** Begin **

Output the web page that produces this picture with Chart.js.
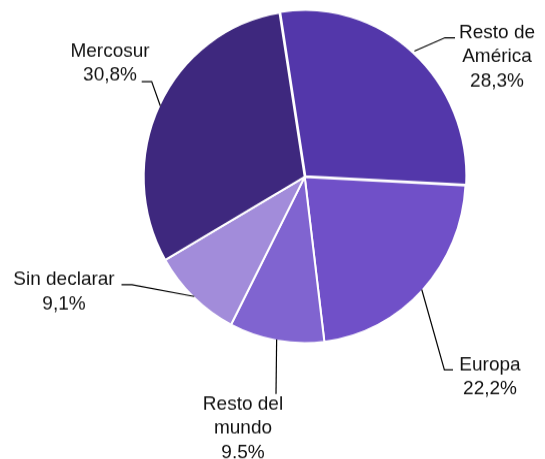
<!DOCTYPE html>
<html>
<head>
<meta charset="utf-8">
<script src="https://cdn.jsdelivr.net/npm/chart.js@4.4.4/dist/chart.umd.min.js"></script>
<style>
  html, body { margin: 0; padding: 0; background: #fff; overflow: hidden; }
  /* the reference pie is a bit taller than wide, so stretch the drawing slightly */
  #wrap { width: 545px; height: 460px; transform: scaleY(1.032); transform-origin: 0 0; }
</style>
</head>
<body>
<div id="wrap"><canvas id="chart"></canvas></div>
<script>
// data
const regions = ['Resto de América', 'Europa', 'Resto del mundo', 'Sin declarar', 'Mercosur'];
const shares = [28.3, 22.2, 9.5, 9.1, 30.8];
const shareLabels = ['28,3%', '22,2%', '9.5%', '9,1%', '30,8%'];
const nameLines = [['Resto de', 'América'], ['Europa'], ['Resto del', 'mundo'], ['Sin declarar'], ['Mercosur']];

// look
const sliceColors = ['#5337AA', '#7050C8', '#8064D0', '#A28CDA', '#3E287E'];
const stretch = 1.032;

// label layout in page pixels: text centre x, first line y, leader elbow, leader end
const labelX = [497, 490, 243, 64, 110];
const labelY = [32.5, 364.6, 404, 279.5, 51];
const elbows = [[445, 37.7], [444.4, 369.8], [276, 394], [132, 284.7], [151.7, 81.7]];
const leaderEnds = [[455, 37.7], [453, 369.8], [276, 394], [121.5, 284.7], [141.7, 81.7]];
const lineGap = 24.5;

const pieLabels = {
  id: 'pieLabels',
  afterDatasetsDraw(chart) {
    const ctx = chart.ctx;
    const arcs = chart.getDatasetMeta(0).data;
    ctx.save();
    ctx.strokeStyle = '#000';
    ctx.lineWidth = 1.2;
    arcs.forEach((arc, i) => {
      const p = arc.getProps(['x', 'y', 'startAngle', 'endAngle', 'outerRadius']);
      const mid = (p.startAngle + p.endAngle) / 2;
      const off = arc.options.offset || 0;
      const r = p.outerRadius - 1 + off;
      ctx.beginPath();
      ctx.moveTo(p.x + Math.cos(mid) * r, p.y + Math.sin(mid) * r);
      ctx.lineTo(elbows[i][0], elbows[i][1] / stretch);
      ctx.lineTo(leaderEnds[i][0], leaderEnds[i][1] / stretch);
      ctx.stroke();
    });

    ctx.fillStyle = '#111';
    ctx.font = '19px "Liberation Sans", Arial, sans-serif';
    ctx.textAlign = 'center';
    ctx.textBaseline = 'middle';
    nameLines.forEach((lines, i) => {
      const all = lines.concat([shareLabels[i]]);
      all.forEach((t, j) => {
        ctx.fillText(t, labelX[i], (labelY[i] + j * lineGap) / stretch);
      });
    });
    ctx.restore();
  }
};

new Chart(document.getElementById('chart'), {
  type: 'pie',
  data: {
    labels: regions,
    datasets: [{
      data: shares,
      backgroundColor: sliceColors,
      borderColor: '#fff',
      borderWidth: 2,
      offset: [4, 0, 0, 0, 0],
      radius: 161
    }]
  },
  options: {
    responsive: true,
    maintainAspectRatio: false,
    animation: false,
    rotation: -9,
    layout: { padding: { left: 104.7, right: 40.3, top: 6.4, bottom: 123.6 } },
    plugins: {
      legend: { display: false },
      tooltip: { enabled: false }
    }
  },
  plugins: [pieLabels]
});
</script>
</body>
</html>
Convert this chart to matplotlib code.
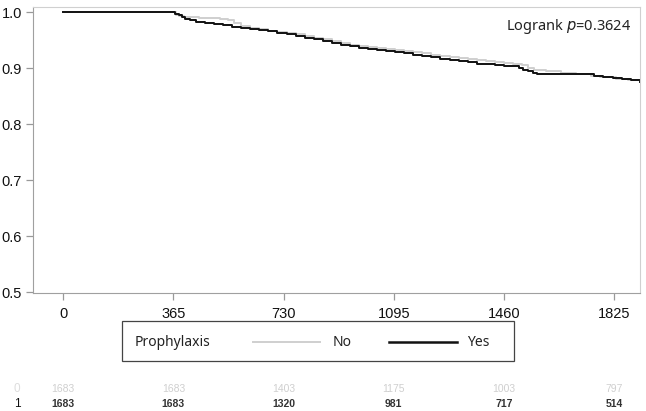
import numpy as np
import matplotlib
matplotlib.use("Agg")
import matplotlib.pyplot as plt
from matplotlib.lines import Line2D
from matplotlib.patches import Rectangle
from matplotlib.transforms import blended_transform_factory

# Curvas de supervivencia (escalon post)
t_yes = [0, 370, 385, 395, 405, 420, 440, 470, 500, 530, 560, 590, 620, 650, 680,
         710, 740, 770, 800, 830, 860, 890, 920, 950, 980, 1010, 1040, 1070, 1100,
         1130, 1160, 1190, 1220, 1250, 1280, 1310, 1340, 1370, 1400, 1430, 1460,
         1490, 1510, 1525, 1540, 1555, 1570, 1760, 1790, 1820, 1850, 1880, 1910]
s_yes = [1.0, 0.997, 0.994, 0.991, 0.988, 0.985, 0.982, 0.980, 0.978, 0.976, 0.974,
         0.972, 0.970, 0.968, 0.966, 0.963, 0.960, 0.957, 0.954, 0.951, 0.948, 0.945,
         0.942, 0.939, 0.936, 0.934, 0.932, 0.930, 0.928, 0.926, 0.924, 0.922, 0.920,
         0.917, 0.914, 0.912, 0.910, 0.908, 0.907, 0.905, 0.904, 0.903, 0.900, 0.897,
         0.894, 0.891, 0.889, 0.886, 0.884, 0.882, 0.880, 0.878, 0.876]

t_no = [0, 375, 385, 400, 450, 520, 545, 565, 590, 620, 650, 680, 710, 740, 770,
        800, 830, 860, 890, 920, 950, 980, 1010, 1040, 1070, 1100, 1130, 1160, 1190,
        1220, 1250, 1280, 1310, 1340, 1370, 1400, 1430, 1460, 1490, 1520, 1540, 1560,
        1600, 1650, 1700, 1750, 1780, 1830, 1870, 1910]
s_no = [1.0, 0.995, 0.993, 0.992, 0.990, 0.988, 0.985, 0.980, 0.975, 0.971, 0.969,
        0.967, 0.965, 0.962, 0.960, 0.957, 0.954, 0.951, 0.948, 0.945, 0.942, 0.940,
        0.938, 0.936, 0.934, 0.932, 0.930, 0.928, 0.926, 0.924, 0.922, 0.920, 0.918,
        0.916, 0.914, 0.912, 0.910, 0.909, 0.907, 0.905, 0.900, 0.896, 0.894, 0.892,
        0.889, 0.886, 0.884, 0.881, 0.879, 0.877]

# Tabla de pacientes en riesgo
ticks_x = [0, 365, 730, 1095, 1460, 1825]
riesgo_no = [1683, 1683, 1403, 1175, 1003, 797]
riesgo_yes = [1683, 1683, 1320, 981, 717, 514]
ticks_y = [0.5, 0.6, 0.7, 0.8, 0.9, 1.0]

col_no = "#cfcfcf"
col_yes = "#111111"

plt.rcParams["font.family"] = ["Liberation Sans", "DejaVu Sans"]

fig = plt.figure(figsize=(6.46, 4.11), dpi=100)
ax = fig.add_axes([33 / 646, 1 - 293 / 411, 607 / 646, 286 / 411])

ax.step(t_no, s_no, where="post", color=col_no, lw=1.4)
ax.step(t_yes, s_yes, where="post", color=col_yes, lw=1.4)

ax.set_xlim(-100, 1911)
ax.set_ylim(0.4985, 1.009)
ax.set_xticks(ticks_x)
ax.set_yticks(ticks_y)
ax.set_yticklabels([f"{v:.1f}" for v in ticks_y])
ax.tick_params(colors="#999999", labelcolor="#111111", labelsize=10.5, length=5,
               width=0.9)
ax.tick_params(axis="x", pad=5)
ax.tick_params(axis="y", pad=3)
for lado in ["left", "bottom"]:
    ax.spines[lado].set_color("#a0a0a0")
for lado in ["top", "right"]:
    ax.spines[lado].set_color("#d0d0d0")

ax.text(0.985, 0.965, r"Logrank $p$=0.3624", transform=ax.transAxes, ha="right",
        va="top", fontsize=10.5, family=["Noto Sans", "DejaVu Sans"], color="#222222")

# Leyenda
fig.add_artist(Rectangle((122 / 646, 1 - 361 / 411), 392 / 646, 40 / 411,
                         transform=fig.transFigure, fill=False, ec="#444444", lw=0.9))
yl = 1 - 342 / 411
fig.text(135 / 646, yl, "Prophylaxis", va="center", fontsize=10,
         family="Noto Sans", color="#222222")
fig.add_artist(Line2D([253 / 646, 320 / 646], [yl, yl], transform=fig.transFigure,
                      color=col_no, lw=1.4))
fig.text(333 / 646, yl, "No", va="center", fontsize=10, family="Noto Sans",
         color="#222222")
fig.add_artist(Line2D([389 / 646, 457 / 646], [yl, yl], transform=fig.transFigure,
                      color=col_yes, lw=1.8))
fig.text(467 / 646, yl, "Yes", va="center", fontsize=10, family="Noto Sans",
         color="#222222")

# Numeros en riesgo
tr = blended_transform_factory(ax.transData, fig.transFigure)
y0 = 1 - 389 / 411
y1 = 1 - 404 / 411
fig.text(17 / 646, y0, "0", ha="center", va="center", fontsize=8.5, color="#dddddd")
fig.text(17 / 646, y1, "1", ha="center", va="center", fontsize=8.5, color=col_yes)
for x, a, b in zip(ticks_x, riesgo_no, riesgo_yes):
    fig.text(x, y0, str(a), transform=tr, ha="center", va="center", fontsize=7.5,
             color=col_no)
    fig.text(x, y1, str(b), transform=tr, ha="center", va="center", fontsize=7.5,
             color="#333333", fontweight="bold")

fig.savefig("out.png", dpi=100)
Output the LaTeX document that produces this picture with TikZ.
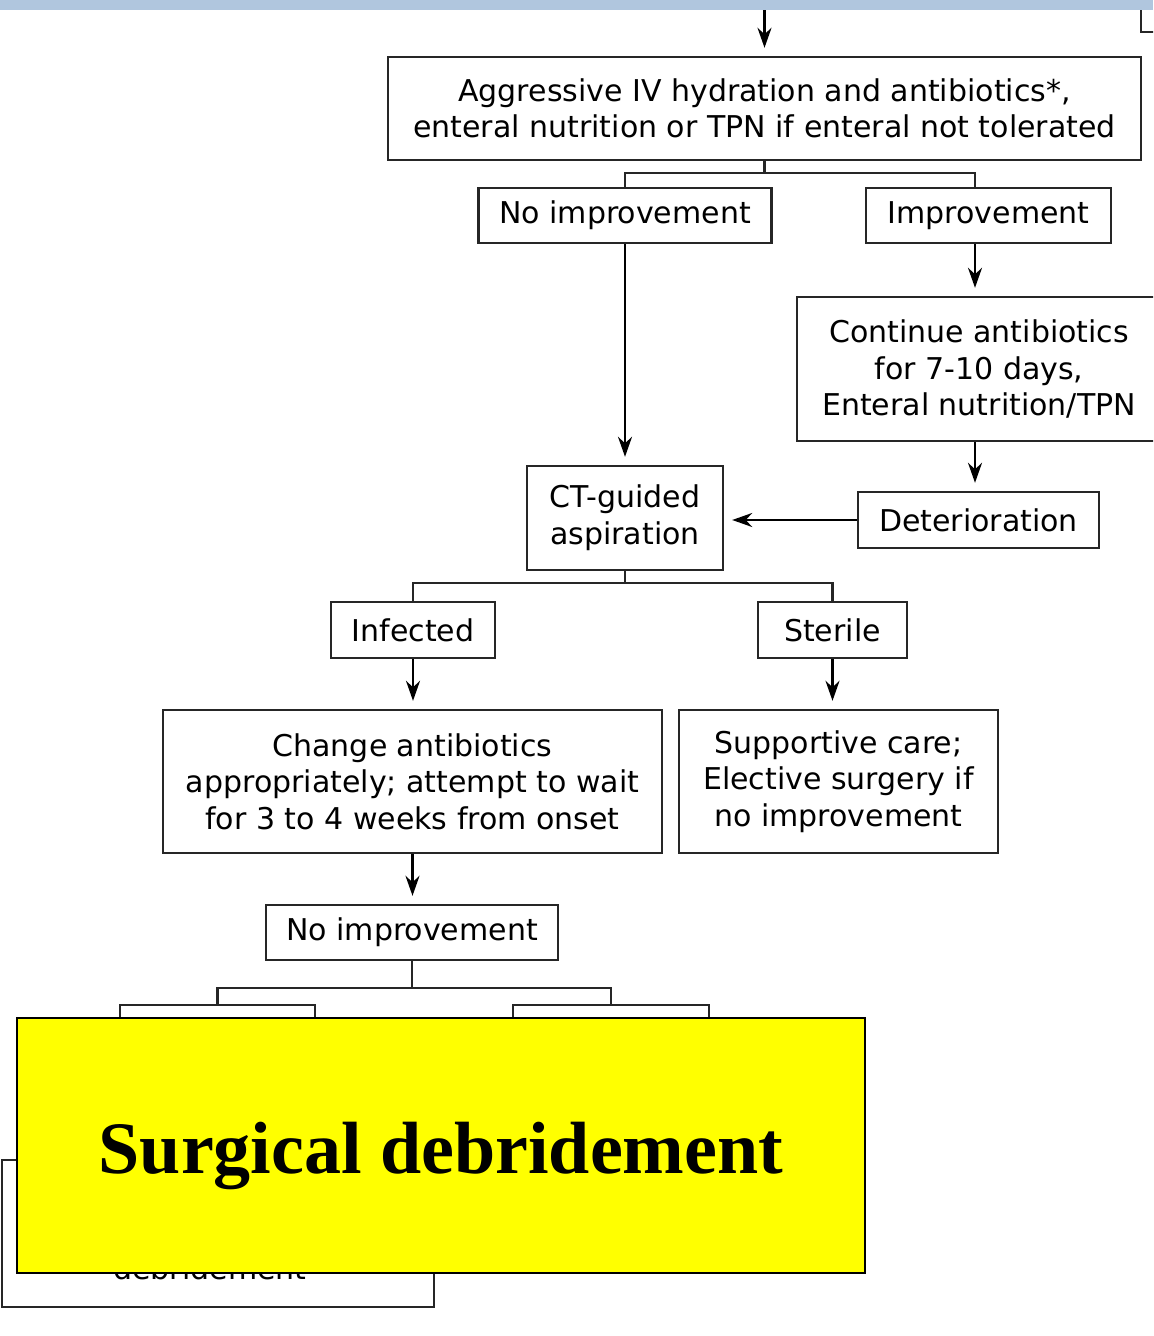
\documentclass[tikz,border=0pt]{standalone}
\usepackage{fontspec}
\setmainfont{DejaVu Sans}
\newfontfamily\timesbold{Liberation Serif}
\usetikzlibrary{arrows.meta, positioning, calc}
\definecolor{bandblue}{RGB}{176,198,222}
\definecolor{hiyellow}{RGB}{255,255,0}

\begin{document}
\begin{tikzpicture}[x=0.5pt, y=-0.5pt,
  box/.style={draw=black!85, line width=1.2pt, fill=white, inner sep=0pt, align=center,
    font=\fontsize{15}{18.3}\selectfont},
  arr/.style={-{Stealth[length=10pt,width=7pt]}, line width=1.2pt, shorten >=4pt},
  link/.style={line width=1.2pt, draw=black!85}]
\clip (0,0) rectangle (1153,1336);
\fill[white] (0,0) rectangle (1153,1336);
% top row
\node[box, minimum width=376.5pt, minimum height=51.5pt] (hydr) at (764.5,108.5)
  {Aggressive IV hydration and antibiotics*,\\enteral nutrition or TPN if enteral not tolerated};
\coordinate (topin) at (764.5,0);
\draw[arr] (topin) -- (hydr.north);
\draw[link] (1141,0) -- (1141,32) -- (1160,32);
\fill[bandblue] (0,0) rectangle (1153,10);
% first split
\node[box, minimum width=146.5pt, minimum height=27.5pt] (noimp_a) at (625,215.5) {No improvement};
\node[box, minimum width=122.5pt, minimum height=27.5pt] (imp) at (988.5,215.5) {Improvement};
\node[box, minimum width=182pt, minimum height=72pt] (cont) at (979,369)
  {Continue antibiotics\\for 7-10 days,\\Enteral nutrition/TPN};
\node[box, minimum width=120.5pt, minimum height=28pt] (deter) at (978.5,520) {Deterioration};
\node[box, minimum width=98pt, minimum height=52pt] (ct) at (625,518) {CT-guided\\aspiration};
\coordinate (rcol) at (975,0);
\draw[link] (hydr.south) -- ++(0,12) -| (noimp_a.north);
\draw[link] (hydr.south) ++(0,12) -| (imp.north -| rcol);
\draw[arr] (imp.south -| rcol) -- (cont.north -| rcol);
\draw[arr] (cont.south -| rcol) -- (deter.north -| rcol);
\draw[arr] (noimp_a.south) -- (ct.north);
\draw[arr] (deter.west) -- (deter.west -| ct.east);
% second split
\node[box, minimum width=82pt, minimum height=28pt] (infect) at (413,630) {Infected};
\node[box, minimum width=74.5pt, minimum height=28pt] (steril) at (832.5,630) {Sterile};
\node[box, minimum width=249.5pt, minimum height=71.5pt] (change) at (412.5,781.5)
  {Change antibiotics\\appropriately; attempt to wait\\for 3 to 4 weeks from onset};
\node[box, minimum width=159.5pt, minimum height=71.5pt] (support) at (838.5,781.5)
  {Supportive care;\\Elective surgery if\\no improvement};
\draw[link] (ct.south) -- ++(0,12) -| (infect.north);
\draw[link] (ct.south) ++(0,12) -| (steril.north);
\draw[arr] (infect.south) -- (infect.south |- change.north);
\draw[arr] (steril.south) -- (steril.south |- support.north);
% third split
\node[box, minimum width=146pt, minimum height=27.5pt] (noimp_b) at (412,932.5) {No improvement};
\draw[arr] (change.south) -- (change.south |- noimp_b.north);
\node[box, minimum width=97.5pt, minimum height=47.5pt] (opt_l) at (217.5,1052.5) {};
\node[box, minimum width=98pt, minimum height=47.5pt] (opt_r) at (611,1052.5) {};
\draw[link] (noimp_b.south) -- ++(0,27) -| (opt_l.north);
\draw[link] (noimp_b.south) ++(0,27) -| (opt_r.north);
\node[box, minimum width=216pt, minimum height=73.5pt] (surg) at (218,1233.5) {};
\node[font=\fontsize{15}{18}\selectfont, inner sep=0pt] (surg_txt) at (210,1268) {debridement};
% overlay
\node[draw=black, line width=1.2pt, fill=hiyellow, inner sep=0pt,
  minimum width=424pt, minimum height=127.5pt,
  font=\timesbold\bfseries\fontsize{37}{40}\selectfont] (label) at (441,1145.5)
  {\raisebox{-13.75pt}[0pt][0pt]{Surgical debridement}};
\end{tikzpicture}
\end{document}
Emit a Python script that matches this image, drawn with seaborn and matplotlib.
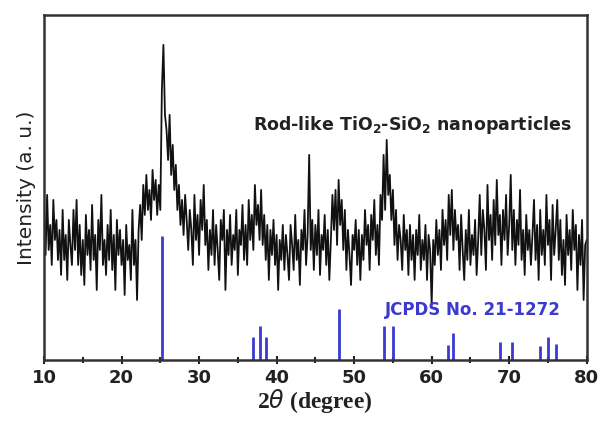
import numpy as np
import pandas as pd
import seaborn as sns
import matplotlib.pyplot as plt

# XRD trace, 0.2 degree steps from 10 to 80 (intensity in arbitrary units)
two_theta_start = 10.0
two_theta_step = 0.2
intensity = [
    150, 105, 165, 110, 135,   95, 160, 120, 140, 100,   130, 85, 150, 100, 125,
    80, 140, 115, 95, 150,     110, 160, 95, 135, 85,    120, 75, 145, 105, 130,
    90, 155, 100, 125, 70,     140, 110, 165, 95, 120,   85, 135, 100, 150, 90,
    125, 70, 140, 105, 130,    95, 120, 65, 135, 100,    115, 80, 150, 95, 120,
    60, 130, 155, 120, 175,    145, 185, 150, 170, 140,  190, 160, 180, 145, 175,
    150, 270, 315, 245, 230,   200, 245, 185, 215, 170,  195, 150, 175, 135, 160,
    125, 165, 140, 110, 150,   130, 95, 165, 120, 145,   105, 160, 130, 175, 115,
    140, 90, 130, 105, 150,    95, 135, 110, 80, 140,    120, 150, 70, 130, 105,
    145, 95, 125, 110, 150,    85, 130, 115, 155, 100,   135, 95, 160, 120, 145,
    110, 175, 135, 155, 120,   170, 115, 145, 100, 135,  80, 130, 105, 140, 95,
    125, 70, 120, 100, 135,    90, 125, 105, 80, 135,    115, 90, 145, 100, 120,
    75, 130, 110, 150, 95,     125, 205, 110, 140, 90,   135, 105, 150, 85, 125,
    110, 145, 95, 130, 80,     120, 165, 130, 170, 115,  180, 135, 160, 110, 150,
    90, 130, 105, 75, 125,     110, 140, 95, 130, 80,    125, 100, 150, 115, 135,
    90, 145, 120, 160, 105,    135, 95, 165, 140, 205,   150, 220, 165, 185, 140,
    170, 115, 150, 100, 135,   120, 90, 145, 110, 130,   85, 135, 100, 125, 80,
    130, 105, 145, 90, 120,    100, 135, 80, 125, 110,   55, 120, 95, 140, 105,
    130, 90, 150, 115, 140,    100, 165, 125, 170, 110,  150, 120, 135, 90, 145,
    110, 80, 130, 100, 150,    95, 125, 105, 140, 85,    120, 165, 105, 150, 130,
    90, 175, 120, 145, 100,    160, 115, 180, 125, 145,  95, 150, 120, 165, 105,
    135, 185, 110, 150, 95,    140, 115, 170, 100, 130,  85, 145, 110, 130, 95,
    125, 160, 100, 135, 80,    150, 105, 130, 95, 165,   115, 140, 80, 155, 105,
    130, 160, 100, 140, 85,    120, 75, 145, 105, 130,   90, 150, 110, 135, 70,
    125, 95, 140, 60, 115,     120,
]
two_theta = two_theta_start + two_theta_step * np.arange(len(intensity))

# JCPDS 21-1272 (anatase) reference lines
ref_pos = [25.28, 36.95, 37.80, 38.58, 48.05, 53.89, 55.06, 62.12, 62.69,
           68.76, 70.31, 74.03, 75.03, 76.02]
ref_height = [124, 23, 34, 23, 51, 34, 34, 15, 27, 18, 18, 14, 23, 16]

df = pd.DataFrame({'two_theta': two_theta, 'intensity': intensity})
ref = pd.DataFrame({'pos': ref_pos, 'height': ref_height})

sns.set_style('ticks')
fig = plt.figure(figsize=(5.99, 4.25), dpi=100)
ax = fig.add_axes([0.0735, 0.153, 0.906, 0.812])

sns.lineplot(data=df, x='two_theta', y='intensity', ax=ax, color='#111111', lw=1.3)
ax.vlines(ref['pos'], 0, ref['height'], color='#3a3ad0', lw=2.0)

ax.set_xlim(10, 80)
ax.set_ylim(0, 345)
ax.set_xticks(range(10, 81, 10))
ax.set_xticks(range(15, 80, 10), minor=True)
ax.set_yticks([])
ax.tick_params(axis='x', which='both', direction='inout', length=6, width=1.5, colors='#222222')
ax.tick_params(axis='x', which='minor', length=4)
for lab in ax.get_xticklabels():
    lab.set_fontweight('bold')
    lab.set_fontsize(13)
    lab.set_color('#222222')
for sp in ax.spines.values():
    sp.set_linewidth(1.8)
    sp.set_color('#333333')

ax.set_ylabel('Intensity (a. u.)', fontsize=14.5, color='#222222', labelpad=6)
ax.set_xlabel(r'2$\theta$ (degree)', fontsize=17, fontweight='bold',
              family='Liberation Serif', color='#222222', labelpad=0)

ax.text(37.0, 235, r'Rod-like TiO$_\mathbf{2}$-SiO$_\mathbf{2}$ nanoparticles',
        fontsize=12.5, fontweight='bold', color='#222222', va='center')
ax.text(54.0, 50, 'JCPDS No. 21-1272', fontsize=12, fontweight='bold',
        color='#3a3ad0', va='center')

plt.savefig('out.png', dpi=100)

** End **

WHAT IS REQUIRED:
Print the entries as they stand, first line through the line holding "const lineGap = 24.5;", with every picture removed.

OUTPUT OF THE TASK:
Output the web page that produces this picture with Chart.js.
<!DOCTYPE html>
<html>
<head>
<meta charset="utf-8">
<script src="https://cdn.jsdelivr.net/npm/chart.js@4.4.4/dist/chart.umd.min.js"></script>
<style>
  html, body { margin: 0; padding: 0; background: #fff; overflow: hidden; }
  /* the reference pie is a bit taller than wide, so stretch the drawing slightly */
  #wrap { width: 545px; height: 460px; transform: scaleY(1.032); transform-origin: 0 0; }
</style>
</head>
<body>
<div id="wrap"><canvas id="chart"></canvas></div>
<script>
// data
const regions = ['Resto de América', 'Europa', 'Resto del mundo', 'Sin declarar', 'Mercosur'];
const shares = [28.3, 22.2, 9.5, 9.1, 30.8];
const shareLabels = ['28,3%', '22,2%', '9.5%', '9,1%', '30,8%'];
const nameLines = [['Resto de', 'América'], ['Europa'], ['Resto del', 'mundo'], ['Sin declarar'], ['Mercosur']];

// look
const sliceColors = ['#5337AA', '#7050C8', '#8064D0', '#A28CDA', '#3E287E'];
const stretch = 1.032;

// label layout in page pixels: text centre x, first line y, leader elbow, leader end
const labelX = [497, 490, 243, 64, 110];
const labelY = [32.5, 364.6, 404, 279.5, 51];
const elbows = [[445, 37.7], [444.4, 369.8], [276, 394], [132, 284.7], [151.7, 81.7]];
const leaderEnds = [[455, 37.7], [453, 369.8], [276, 394], [121.5, 284.7], [141.7, 81.7]];
const lineGap = 24.5;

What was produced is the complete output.